Now, mind you, I got a pretty good discount. I worked in an expensive and quality store, but I was paying for H&M or Forever 21 prices. But this sparked my addiction. Suddenly, I felt like I couldn’t go without buying something. I felt shopping withdrawal, telling myself that I had gone too long without purchasing something new. When I first started, I felt this way even more because I needed clothes from that store specifically. I even goaled myself at filling my closet from end-to-end. This was only the beginning.
Around the time of my 21st birthday, I was planning a trip to New York for a week. I was really tight on money because I needed to save up in order be able to do whatever I wanted for my birthday. I was in a bind because I also didn’t have warm enough clothes for the city. It was supposed to be sweater weather and all I had were shorts and sandals. And so I made the decision of opening up a store credit card. Big mistake. I went to New York and completely splurged on clothes! I even considered sending the clothes back home so that I could keep shopping! (I didn’t end up doing that because I realized it was a pretty ridiculous notion, but still!)
I came back home, got my statement, and cried. Almost $1000 spent on clothes. I was working a part time, near minimum wage job, and I owed about $1000. I didn’t know what I was going to do and ended up having to beg my parents for their help. Of course, they told me that they would not help me if the situation happened again.

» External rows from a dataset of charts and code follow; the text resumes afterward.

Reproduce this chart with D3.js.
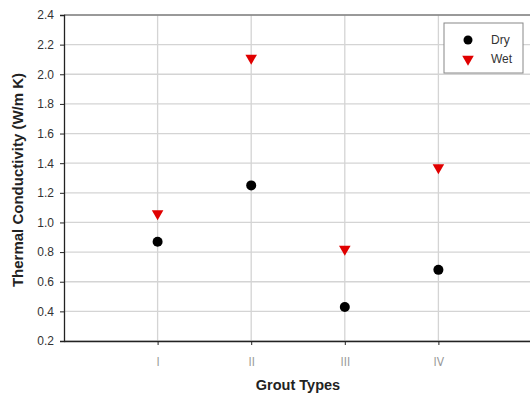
<!DOCTYPE html>
<html>
<head>
<meta charset="utf-8">
<script src="https://cdn.jsdelivr.net/npm/d3@7"></script>
<style>
  body { margin: 0; background: #fff; }
  svg { display: block; font-family: Arial, "Liberation Sans", sans-serif; }
</style>
</head>
<body>
<svg id="chart" width="530" height="394"></svg>
<script>
// grout types and measured conductivity
var groutTypes = ["I", "II", "III", "IV"];
var dryValues = [0.87, 1.25, 0.43, 0.68];
var wetValues = [1.06, 2.11, 0.82, 1.37];
var yTicks = [0.2, 0.4, 0.6, 0.8, 1.0, 1.2, 1.4, 1.6, 1.8, 2.0, 2.2, 2.4];

var svg = d3.select("#chart");
var margin = {top: 15, right: -2, bottom: 53, left: 64},
    width = +svg.attr("width") - margin.left - margin.right,
    height = +svg.attr("height") - margin.top - margin.bottom;

var g = svg.append("g").attr("transform", "translate(" + margin.left + "," + margin.top + ")");

// categories sit at 1..4 on a 0..5 scale
var x = d3.scaleLinear().domain([0, 5]).range([0, width]);
var y = d3.scaleLinear().domain([0.2, 2.4]).range([height, 0]);

// horizontal grid
g.append("g")
  .selectAll("line")
  .data(yTicks)
  .enter().append("line")
    .attr("x1", 0).attr("x2", width)
    .attr("y1", function(d) { return y(d); })
    .attr("y2", function(d) { return y(d); })
    .attr("stroke", "#d4d4d4")
    .attr("stroke-width", 1.3);

// vertical grid at each grout type
g.append("g")
  .selectAll("line")
  .data(groutTypes)
  .enter().append("line")
    .attr("x1", function(d, i) { return x(i + 1); })
    .attr("x2", function(d, i) { return x(i + 1); })
    .attr("y1", 0).attr("y2", height)
    .attr("stroke", "#d4d4d4")
    .attr("stroke-width", 1.3);

// top border
g.append("line")
  .attr("x1", 0).attr("x2", width).attr("y1", 0).attr("y2", 0)
  .attr("stroke", "#555").attr("stroke-width", 1);

// y axis
var yAxis = g.append("g")
  .call(d3.axisLeft(y).tickValues(yTicks).tickFormat(d3.format(".1f")).tickSize(4).tickPadding(6));
yAxis.select(".domain").attr("stroke", "#222").attr("stroke-width", 1.3);
yAxis.selectAll(".tick line").attr("stroke", "#222");
yAxis.selectAll("text").attr("font-size", 12).attr("fill", "#333");

// x axis
var xAxis = g.append("g")
  .attr("transform", "translate(0," + height + ")")
  .call(d3.axisBottom(x).tickValues([1, 2, 3, 4])
    .tickFormat(function(d) { return groutTypes[d - 1]; })
    .tickSize(4).tickSizeOuter(0).tickPadding(12));
xAxis.select(".domain").attr("stroke", "#222").attr("stroke-width", 1.3);
xAxis.selectAll(".tick line").attr("stroke", "#222");
xAxis.selectAll("text").attr("font-size", 12).attr("fill", "#999")
  .attr("font-family", "'DejaVu Sans Condensed', 'Liberation Sans Narrow', sans-serif");

// dry points
g.append("g")
  .selectAll("circle")
  .data(dryValues)
  .enter().append("circle")
    .attr("cx", function(d, i) { return x(i + 1); })
    .attr("cy", function(d) { return y(d); })
    .attr("r", 5)
    .attr("fill", "#000");

// wet points
var tri = d3.symbol().type(d3.symbolTriangle).size(58);
g.append("g")
  .selectAll("path")
  .data(wetValues)
  .enter().append("path")
    .attr("d", tri)
    .attr("transform", function(d, i) { return "translate(" + x(i + 1) + "," + y(d) + ") rotate(180)"; })
    .attr("fill", "#e00000");

// axis titles
svg.append("text")
  .attr("transform", "translate(23," + (margin.top + 165) + ") rotate(-90)")
  .attr("text-anchor", "middle")
  .attr("font-size", 15)
  .attr("font-weight", "bold")
  .attr("fill", "#222")
  .text("Thermal Conductivity (W/m K)");

svg.append("text")
  .attr("x", 298)
  .attr("y", 390)
  .attr("text-anchor", "middle")
  .attr("font-size", 14.5)
  .attr("font-weight", "bold")
  .attr("fill", "#222")
  .text("Grout Types");

// legend
var legend = svg.append("g").attr("transform", "translate(444,23)");
legend.append("rect")
  .attr("width", 79).attr("height", 50)
  .attr("fill", "#fff").attr("stroke", "#888").attr("stroke-width", 1);
legend.append("circle").attr("cx", 24).attr("cy", 17).attr("r", 4.5).attr("fill", "#000");
legend.append("path").attr("d", tri).attr("transform", "translate(24,36) rotate(180)").attr("fill", "#e00000");
legend.append("text").attr("x", 47).attr("y", 21).attr("font-size", 12).attr("fill", "#333").text("Dry");
legend.append("text").attr("x", 47).attr("y", 40).attr("font-size", 12).attr("fill", "#333").text("Wet");
</script>
</body>
</html>
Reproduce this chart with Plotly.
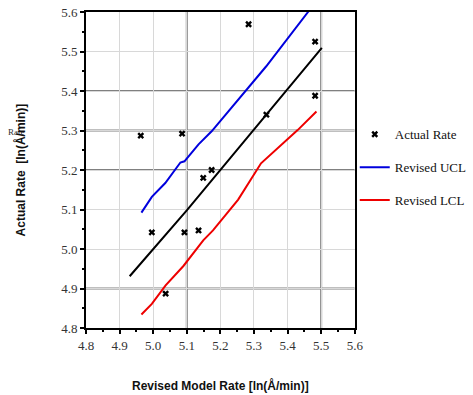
import plotly.graph_objects as go

# Actual Rate scatter (Revised Model Rate vs Actual Rate)
actual_x = [4.963, 4.996, 5.037, 5.086, 5.093, 5.135, 5.149, 5.174, 5.284, 5.337, 5.482, 5.482]
actual_y = [5.287, 5.042, 4.887, 5.292, 5.042, 5.047, 5.180, 5.200, 5.569, 5.340, 5.525, 5.388]

# Center (fit) line
center_x = [4.930, 5.100, 5.502]
center_y = [4.931, 5.098, 5.509]

# Revised UCL
ucl_x = [4.965, 4.996, 5.036, 5.081, 5.093, 5.135, 5.174, 5.253, 5.282, 5.336, 5.461, 5.490]
ucl_y = [5.092, 5.132, 5.167, 5.219, 5.222, 5.265, 5.298, 5.377, 5.407, 5.462, 5.600, 5.635]

# Revised LCL
lcl_x = [4.965, 4.996, 5.037, 5.090, 5.149, 5.178, 5.253, 5.321, 5.430, 5.486]
lcl_y = [4.834, 4.861, 4.908, 4.957, 5.022, 5.047, 5.125, 5.217, 5.301, 5.348]

tick_vals = [4.8, 4.9, 5.0, 5.1, 5.2, 5.3, 5.4, 5.5, 5.6]
tick_text = ["4.8", "4.9", "5.0", "5.1", "5.2", "5.3", "5.4", "5.5", "5.6"]
dark_x_grid = [5.1, 5.5]
dark_y_grid = [4.9, 5.2, 5.3, 5.4]

fig = go.Figure()
fig.add_trace(go.Scatter(x=center_x, y=center_y, mode="lines",
                         line=dict(color="black", width=2), showlegend=False))
fig.add_trace(go.Scatter(x=ucl_x, y=ucl_y, mode="lines", name="Revised UCL",
                         legendgroup="b", legendrank=2,
                         line=dict(color="#0000dd", width=2)))
fig.add_trace(go.Scatter(x=lcl_x, y=lcl_y, mode="lines", name="Revised LCL",
                         legendgroup="c", legendrank=3,
                         line=dict(color="#ee0000", width=2)))
fig.add_trace(go.Scatter(x=actual_x, y=actual_y, mode="markers", name="Actual Rate",
                         legendgroup="a", legendrank=1,
                         marker=dict(symbol="x", size=6, color="black",
                                     line=dict(width=0))))

shapes = []
for gx in dark_x_grid:
    shapes.append(dict(type="line", xref="x", yref="y", x0=gx, x1=gx, y0=4.8, y1=5.6,
                       line=dict(color="#808080", width=2), layer="below"))
for gy in dark_y_grid:
    shapes.append(dict(type="line", xref="x", yref="y", x0=4.8, x1=5.6, y0=gy, y1=gy,
                       line=dict(color="#808080", width=2), layer="below"))

serif = "Liberation Serif, Times New Roman, serif"
sans = "Liberation Sans, Arial, sans-serif"
axis_common = dict(
    range=[4.8, 5.6], tickvals=tick_vals, ticktext=tick_text,
    showgrid=True, gridcolor="#d8d8d8", gridwidth=1,
    showline=True, linecolor="black", linewidth=2, mirror=True,
    ticks="outside", ticklen=4, tickwidth=2, tickcolor="black",
    minor=dict(ticks="outside", ticklen=2, tickwidth=2, tickcolor="black",
               dtick=0.05, showgrid=False),
    tickfont=dict(family=serif, size=13, color="#333333"),
    zeroline=False, automargin=False,
)

fig.update_layout(
    width=473, height=395,
    margin=dict(l=86, r=116, t=12, b=67),
    paper_bgcolor="white", plot_bgcolor="white",
    shapes=shapes,
    xaxis=axis_common,
    yaxis=axis_common,
    legend=dict(xref="container", yref="container", x=0.75, y=0.698,
                xanchor="left", yanchor="top",
                font=dict(family=serif, size=13, color="#111"),
                itemwidth=30, tracegroupgap=13, bgcolor="rgba(0,0,0,0)"),
    annotations=[
        dict(text="Rate", xref="paper", yref="paper", x=-0.258, y=0.62,
             showarrow=False, xanchor="center",
             font=dict(family=serif, size=9, color="#333")),
        dict(text="<b>Revised Model Rate [ln(Å/min)]</b>", xref="paper", yref="paper",
             x=0.5, y=-0.182, xanchor="center", yanchor="middle", showarrow=False,
             font=dict(family=sans, size=12, color="#111")),
        dict(text="<b>Actual Rate  [ln(Å/min)]</b>", xref="paper", yref="paper",
             x=-0.244, y=0.5, xanchor="center", yanchor="middle", showarrow=False,
             textangle=-90, font=dict(family=sans, size=12, color="#111")),
    ],
)

fig.write_html("out.html")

It was then that I promised to change my ways. There are items in my closet from back then that have never been worn and still have the tags on them. I could remember buying the item and convincing myself to buy it. “You don’t have any yellow in your closet,” I said to myself. Psh… Moron.
I think back to that time and want to punch myself because I could have put so much money away for college or maybe saved up and gone on a trip or something. But most of the clothes from that time have either gone to charity or is sitting in storage. What a waste of money. But on the bright side, since I still have that credit card, I shop a bit and then pay it off right away so it’s helping with my awful credit score. Yay! Lessons!